Task description: Copy all of the material word for word, except for the pictures.
——————————
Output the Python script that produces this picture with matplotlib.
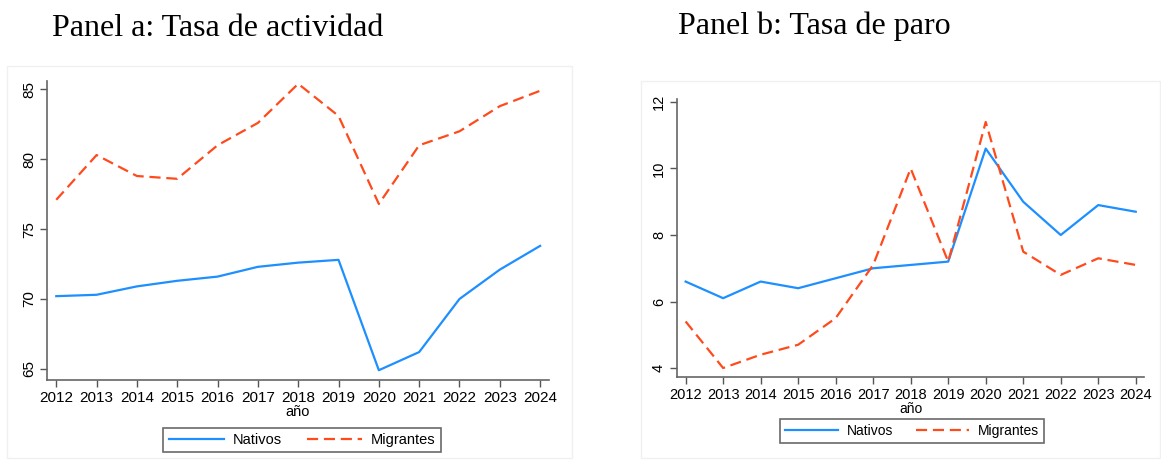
import matplotlib
matplotlib.use("Agg")
import matplotlib.pyplot as plt
from matplotlib.patches import Rectangle

# data
years = [2012, 2013, 2014, 2015, 2016, 2017, 2018, 2019, 2020, 2021, 2022, 2023, 2024]
act_nativos = [70.2, 70.3, 70.9, 71.3, 71.6, 72.3, 72.6, 72.8, 64.9, 66.2, 70.0, 72.1, 73.8]
act_migrantes = [77.1, 80.3, 78.8, 78.6, 81.0, 82.6, 85.4, 83.1, 76.8, 81.0, 82.0, 83.8, 84.9]
paro_nativos = [6.6, 6.1, 6.6, 6.4, 6.7, 7.0, 7.1, 7.2, 10.6, 9.0, 8.0, 8.9, 8.7]
paro_migrantes = [5.4, 4.0, 4.4, 4.7, 5.5, 7.1, 10.0, 7.2, 11.4, 7.5, 6.8, 7.3, 7.1]
act_ticks = [65, 70, 75, 80, 85]
paro_ticks = [4, 6, 8, 10, 12]

plt.rcParams['font.family'] = ['Liberation Sans', 'DejaVu Sans']

W, H = 1161, 461
fig = plt.figure(figsize=(W / 100, H / 100), dpi=100)


def box(x0, y0, x1, y1):
    # pixel box (top-left origin) -> figure fraction
    return [x0 / W, 1 - y1 / H, (x1 - x0) / W, (y1 - y0) / H]


# faint Stata graph-region frames
for x0, y0, x1, y1 in [(7, 66, 572, 458), (641, 81, 1160, 458)]:
    fig.patches.append(Rectangle((x0 / W, 1 - y1 / H), (x1 - x0) / W, (y1 - y0) / H,
                                 transform=fig.transFigure, fill=False,
                                 edgecolor='#f0f0f0', lw=1))

blue = '#1E8FFF'
orange = '#FF4A1C'

panels = [
    (box(47, 81, 549, 380), act_nativos, act_migrantes, act_ticks, (64.2, 85.6),
     "Panel a: Tasa de actividad", (52, 29), (302, 440), 11),
    (box(677, 99, 1144, 377), paro_nativos, paro_migrantes, paro_ticks, (3.73, 12.09),
     "Panel b: Tasa de paro", (678, 26), (912, 431), 10.5),
]

for rect, nat, mig, ticks, ylim, title, tpos, lpos, fs in panels:
    ax = fig.add_axes(rect)
    ax.plot(years, nat, color=blue, lw=1.6, label='Nativos')
    ax.plot(years, mig, color=orange, lw=1.6, dashes=(5, 2.6), label='Migrantes')
    ax.set_xlim(years[0] - 0.23, years[-1] + 0.22)
    ax.set_ylim(*ylim)
    ax.set_xticks(years)
    ax.set_yticks(ticks)
    ax.tick_params(axis='x', labelsize=fs, length=5, width=1, color='#555555', pad=3)
    ax.tick_params(axis='y', labelsize=fs, length=5, width=1, color='#555555', pad=3)
    for lab in ax.get_yticklabels():
        lab.set_rotation(90)
        lab.set_va('center')
    for s in ['top', 'right']:
        ax.spines[s].set_visible(False)
    for s in ['left', 'bottom']:
        ax.spines[s].set_color('#666666')
        ax.spines[s].set_linewidth(1.2)
    ax.set_xlabel('año', fontsize=fs - 0.5, labelpad=0)
    leg = ax.legend(loc='center', bbox_to_anchor=(lpos[0] / W, 1 - lpos[1] / H),
                    bbox_transform=fig.transFigure, ncol=2, fontsize=fs - 0.5,
                    frameon=True, fancybox=False, handlelength=3.8, columnspacing=1.7,
                    borderpad=0.35, handletextpad=0.6, borderaxespad=0)
    leg.get_frame().set_edgecolor('#444444')
    leg.get_frame().set_linewidth(1.2)
    fig.text(tpos[0] / W, 1 - tpos[1] / H, title, family='Liberation Serif',
             fontsize=23, va='center', ha='left')

fig.savefig('out.png', dpi=100)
——————————
Final result:
Output the Python script that produces this picture with matplotlib.
import matplotlib
matplotlib.use("Agg")
import matplotlib.pyplot as plt
from matplotlib.patches import Rectangle

# data
years = [2012, 2013, 2014, 2015, 2016, 2017, 2018, 2019, 2020, 2021, 2022, 2023, 2024]
act_nativos = [70.2, 70.3, 70.9, 71.3, 71.6, 72.3, 72.6, 72.8, 64.9, 66.2, 70.0, 72.1, 73.8]
act_migrantes = [77.1, 80.3, 78.8, 78.6, 81.0, 82.6, 85.4, 83.1, 76.8, 81.0, 82.0, 83.8, 84.9]
paro_nativos = [6.6, 6.1, 6.6, 6.4, 6.7, 7.0, 7.1, 7.2, 10.6, 9.0, 8.0, 8.9, 8.7]
paro_migrantes = [5.4, 4.0, 4.4, 4.7, 5.5, 7.1, 10.0, 7.2, 11.4, 7.5, 6.8, 7.3, 7.1]
act_ticks = [65, 70, 75, 80, 85]
paro_ticks = [4, 6, 8, 10, 12]

plt.rcParams['font.family'] = ['Liberation Sans', 'DejaVu Sans']

W, H = 1161, 461
fig = plt.figure(figsize=(W / 100, H / 100), dpi=100)


def box(x0, y0, x1, y1):
    # pixel box (top-left origin) -> figure fraction
    return [x0 / W, 1 - y1 / H, (x1 - x0) / W, (y1 - y0) / H]


# faint Stata graph-region frames
for x0, y0, x1, y1 in [(7, 66, 572, 458), (641, 81, 1160, 458)]:
    fig.patches.append(Rectangle((x0 / W, 1 - y1 / H), (x1 - x0) / W, (y1 - y0) / H,
                                 transform=fig.transFigure, fill=False,
                                 edgecolor='#f0f0f0', lw=1))

blue = '#1E8FFF'
orange = '#FF4A1C'

panels = [
    (box(47, 81, 549, 380), act_nativos, act_migrantes, act_ticks, (64.2, 85.6),
     "Panel a: Tasa de actividad", (52, 29), (302, 440), 11),
    (box(677, 99, 1144, 377), paro_nativos, paro_migrantes, paro_ticks, (3.73, 12.09),
     "Panel b: Tasa de paro", (678, 26), (912, 431), 10.5),
]

for rect, nat, mig, ticks, ylim, title, tpos, lpos, fs in panels:
    ax = fig.add_axes(rect)
    ax.plot(years, nat, color=blue, lw=1.6, label='Nativos')
    ax.plot(years, mig, color=orange, lw=1.6, dashes=(5, 2.6), label='Migrantes')
    ax.set_xlim(years[0] - 0.23, years[-1] + 0.22)
    ax.set_ylim(*ylim)
    ax.set_xticks(years)
    ax.set_yticks(ticks)
    ax.tick_params(axis='x', labelsize=fs, length=5, width=1, color='#555555', pad=3)
    ax.tick_params(axis='y', labelsize=fs, length=5, width=1, color='#555555', pad=3)
    for lab in ax.get_yticklabels():
        lab.set_rotation(90)
        lab.set_va('center')
    for s in ['top', 'right']:
        ax.spines[s].set_visible(False)
    for s in ['left', 'bottom']:
        ax.spines[s].set_color('#666666')
        ax.spines[s].set_linewidth(1.2)
    ax.set_xlabel('año', fontsize=fs - 0.5, labelpad=0)
    leg = ax.legend(loc='center', bbox_to_anchor=(lpos[0] / W, 1 - lpos[1] / H),
                    bbox_transform=fig.transFigure, ncol=2, fontsize=fs - 0.5,
                    frameon=True, fancybox=False, handlelength=3.8, columnspacing=1.7,
                    borderpad=0.35, handletextpad=0.6, borderaxespad=0)
    leg.get_frame().set_edgecolor('#444444')
    leg.get_frame().set_linewidth(1.2)
    fig.text(tpos[0] / W, 1 - tpos[1] / H, title, family='Liberation Serif',
             fontsize=23, va='center', ha='left')

fig.savefig('out.png', dpi=100)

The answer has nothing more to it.